Problem to solve:
Find the lines containing the word "Python" and copy every one of them.

Records:

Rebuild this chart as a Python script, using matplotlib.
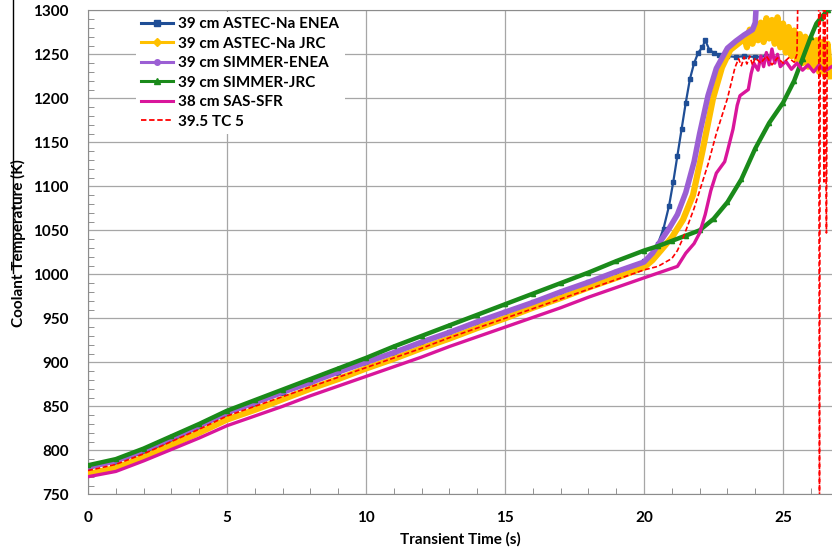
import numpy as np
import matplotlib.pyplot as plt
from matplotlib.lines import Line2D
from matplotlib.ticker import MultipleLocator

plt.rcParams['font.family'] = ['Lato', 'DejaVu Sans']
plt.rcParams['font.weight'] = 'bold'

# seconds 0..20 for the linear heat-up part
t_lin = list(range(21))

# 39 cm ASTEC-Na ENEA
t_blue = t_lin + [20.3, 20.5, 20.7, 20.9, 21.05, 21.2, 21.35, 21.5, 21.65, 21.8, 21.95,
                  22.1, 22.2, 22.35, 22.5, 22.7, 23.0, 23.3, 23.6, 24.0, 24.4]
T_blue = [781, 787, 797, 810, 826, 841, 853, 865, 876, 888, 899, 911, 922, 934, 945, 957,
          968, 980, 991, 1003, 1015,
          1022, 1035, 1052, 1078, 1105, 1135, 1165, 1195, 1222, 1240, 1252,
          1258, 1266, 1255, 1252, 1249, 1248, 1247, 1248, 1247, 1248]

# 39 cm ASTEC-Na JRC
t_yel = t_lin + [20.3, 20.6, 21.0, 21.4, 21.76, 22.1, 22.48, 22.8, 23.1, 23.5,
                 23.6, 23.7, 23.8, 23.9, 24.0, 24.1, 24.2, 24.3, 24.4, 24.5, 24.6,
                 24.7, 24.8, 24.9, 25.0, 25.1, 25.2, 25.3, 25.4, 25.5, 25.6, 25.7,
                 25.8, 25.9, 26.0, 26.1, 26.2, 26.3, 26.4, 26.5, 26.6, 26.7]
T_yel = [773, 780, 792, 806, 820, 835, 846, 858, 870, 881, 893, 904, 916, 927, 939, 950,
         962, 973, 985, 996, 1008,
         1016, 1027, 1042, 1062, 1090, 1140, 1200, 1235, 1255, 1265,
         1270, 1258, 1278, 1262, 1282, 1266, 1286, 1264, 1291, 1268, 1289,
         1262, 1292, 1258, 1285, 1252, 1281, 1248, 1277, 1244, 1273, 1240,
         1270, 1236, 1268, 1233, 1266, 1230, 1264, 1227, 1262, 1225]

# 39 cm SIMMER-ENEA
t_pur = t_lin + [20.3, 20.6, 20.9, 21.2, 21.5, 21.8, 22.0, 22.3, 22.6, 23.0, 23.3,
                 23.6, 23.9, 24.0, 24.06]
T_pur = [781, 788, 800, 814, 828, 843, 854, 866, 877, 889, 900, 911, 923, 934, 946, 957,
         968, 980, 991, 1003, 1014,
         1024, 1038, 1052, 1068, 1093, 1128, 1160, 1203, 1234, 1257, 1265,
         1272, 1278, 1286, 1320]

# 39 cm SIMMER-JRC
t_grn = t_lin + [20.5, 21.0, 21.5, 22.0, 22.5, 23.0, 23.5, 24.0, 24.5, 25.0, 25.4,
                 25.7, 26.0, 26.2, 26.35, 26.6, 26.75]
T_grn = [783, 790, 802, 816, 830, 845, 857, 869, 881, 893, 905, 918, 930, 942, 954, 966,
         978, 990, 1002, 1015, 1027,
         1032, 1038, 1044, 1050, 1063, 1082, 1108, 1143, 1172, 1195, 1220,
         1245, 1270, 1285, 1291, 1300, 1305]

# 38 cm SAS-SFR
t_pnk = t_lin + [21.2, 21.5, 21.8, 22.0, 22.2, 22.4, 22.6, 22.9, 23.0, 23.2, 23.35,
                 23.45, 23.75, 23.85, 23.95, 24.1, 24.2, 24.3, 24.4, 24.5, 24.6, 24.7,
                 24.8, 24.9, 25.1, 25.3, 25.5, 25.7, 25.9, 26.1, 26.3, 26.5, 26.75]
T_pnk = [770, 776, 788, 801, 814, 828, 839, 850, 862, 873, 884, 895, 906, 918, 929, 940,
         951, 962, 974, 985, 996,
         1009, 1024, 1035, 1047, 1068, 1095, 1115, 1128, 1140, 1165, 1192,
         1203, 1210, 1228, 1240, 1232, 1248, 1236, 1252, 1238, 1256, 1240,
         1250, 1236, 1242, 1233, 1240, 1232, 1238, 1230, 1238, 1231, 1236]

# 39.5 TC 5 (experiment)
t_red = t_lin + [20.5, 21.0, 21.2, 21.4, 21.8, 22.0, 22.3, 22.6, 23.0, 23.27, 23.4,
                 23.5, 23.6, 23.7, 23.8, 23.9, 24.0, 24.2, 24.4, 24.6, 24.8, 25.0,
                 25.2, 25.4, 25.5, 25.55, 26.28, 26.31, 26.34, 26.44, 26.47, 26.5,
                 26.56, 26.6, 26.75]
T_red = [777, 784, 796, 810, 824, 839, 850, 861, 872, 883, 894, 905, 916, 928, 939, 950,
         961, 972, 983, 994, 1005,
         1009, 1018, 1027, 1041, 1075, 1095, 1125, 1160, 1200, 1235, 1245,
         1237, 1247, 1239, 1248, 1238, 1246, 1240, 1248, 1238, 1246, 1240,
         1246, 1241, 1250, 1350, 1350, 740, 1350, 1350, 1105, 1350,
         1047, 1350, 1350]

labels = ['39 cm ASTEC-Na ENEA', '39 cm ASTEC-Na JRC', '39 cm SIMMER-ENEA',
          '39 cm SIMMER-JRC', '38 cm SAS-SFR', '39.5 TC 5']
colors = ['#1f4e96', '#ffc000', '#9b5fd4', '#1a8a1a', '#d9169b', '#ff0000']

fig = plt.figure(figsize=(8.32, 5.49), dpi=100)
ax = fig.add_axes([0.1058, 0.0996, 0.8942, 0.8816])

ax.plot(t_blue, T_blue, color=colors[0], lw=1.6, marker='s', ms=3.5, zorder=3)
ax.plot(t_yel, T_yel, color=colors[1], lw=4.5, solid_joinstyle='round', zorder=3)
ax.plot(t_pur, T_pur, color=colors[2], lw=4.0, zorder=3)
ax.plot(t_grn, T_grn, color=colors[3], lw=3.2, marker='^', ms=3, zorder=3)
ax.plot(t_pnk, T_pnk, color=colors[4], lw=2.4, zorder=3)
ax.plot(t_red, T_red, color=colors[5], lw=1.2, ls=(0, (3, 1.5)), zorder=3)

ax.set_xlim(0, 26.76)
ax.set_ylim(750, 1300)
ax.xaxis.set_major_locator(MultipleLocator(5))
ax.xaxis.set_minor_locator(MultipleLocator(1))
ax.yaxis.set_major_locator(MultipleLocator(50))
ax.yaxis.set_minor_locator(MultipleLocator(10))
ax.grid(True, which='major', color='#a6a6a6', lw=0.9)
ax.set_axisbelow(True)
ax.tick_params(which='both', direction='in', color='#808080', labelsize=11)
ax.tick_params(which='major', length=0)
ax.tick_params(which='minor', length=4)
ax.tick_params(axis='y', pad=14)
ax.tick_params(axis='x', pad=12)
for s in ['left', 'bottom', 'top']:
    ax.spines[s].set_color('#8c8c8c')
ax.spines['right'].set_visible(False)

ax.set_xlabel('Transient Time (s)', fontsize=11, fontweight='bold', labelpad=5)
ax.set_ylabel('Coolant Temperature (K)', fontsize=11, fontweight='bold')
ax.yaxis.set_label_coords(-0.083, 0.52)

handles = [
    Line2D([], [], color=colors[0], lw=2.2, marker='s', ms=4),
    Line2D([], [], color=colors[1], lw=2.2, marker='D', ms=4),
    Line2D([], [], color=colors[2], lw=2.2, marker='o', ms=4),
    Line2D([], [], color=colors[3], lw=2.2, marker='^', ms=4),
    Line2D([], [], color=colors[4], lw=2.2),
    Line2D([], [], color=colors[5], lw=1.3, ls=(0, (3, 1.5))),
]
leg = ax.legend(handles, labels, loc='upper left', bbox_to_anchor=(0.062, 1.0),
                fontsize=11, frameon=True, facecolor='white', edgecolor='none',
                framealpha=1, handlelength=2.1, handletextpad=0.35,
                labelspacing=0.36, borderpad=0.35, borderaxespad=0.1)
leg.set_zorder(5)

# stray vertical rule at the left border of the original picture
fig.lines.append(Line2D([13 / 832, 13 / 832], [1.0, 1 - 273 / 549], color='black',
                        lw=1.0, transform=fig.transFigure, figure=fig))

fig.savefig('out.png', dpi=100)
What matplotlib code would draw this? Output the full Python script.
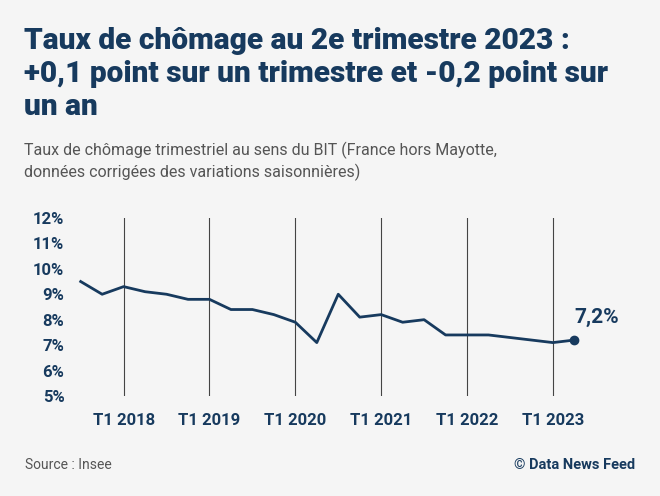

Final answer:
Rebuild this chart as a Python script, using matplotlib.
What matplotlib code would draw this? Output the full Python script.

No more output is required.